====== Given data ======

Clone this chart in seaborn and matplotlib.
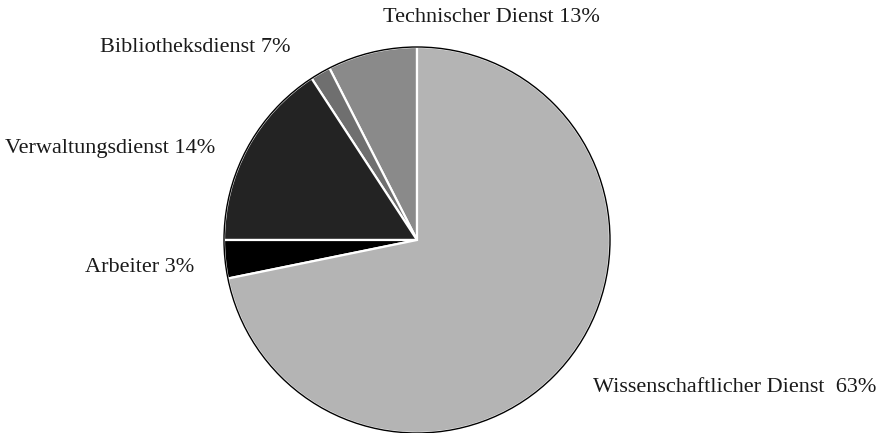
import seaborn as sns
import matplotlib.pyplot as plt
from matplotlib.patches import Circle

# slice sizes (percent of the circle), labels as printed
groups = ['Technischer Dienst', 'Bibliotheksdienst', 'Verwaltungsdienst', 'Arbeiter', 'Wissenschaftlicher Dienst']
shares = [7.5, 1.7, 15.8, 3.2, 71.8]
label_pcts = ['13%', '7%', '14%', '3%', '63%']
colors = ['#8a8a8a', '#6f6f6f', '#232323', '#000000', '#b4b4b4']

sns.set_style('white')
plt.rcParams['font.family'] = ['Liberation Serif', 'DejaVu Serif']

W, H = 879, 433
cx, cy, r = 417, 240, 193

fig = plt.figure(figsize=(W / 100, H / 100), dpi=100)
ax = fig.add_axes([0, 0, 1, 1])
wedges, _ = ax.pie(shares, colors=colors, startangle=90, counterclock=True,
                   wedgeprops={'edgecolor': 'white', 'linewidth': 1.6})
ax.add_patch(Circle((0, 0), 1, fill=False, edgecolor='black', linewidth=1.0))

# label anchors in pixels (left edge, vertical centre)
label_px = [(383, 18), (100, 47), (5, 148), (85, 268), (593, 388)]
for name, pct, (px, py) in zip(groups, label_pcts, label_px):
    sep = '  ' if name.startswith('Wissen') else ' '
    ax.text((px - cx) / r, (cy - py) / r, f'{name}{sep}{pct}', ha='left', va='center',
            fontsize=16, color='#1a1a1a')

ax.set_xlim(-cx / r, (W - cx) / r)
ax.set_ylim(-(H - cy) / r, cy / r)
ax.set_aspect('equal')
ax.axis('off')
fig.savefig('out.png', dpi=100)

======

# Task instructions
Quote, exactly and only, the lines from the first line of the data above through the line containing "fontsize=16, color='#1a1a1a')". The pictures do not belong in it.

# Complete response
Clone this chart in seaborn and matplotlib.
import seaborn as sns
import matplotlib.pyplot as plt
from matplotlib.patches import Circle

# slice sizes (percent of the circle), labels as printed
groups = ['Technischer Dienst', 'Bibliotheksdienst', 'Verwaltungsdienst', 'Arbeiter', 'Wissenschaftlicher Dienst']
shares = [7.5, 1.7, 15.8, 3.2, 71.8]
label_pcts = ['13%', '7%', '14%', '3%', '63%']
colors = ['#8a8a8a', '#6f6f6f', '#232323', '#000000', '#b4b4b4']

sns.set_style('white')
plt.rcParams['font.family'] = ['Liberation Serif', 'DejaVu Serif']

W, H = 879, 433
cx, cy, r = 417, 240, 193

fig = plt.figure(figsize=(W / 100, H / 100), dpi=100)
ax = fig.add_axes([0, 0, 1, 1])
wedges, _ = ax.pie(shares, colors=colors, startangle=90, counterclock=True,
                   wedgeprops={'edgecolor': 'white', 'linewidth': 1.6})
ax.add_patch(Circle((0, 0), 1, fill=False, edgecolor='black', linewidth=1.0))

# label anchors in pixels (left edge, vertical centre)
label_px = [(383, 18), (100, 47), (5, 148), (85, 268), (593, 388)]
for name, pct, (px, py) in zip(groups, label_pcts, label_px):
    sep = '  ' if name.startswith('Wissen') else ' '
    ax.text((px - cx) / r, (cy - py) / r, f'{name}{sep}{pct}', ha='left', va='center',
            fontsize=16, color='#1a1a1a')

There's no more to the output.